Question: Why do some people call you a heretic?
Why do some people call you a heretic?
To answer that question carefully, because it’s important, I need to embed it in a few other questions.
- First, what is a “heretic”?
- Second who calls me a heretic?
- Why do some call me a heretic?
- Am I a heretic? What do I believe?
What is a heretic? These days, “heretic” has become a pejorative term, thrown around liberally and used as a synonym for “false teacher” or “false prophet.” Those who call their opponents heretics are often referring to anyone who doesn’t agree with their own opinions–they make themselves their own standard of orthodoxy. Worse, they often assume their targets are not Christians at all. To them, “heretic” means “heading to hell and taking others there with them.” And so I’ve been told.

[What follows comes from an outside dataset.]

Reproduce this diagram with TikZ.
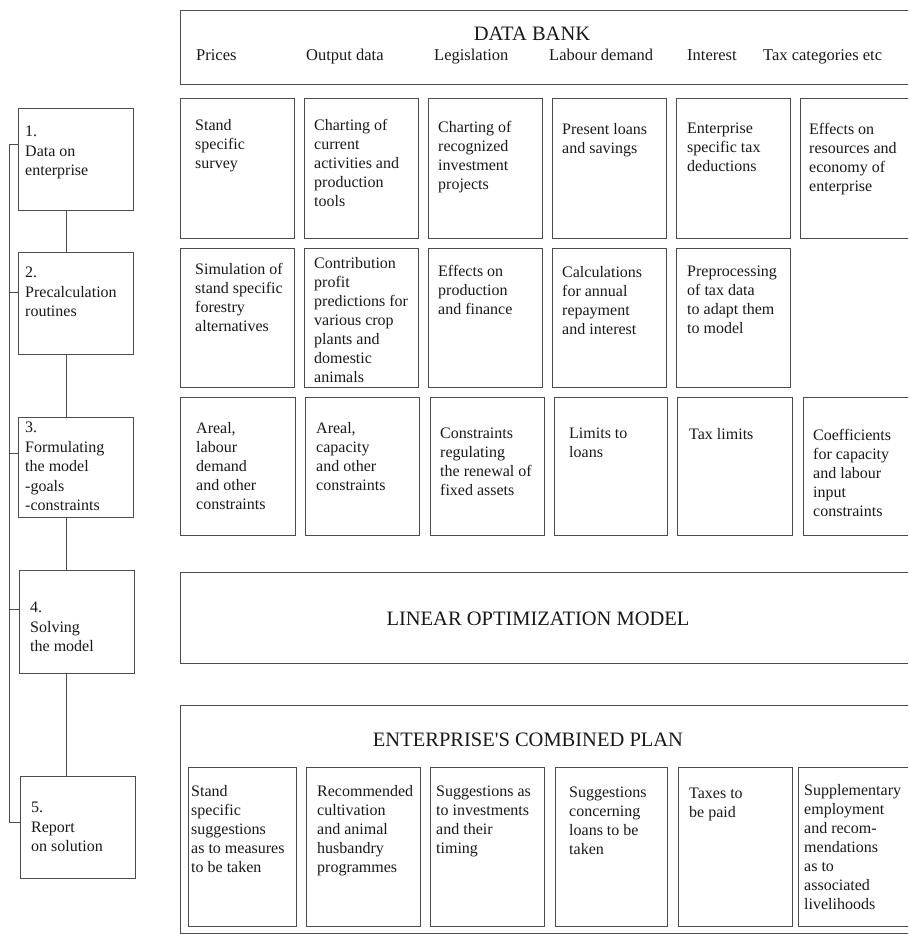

But as Fr. Michael Gillis explained to me, in the ancient world, “heresy” was not such an angry expletive. History shows it usually referred to in-house errors among certain bishops and priests. In other words, the heretics were regarded as brothers and sisters in Christ—even leaders in Church—who had made a serious mistake. These mistakes were usually specific to Jesus’ question, “Who do you say that I am?” and occurred as various Christian teachers worked out their theology of the nature of Christ and of the Trinity. These mistakes needed to be corrected and orthodoxy defined, but the early church still generally considered “the mistaken” to be Christians and sought to reconcile with them rather than excluding them.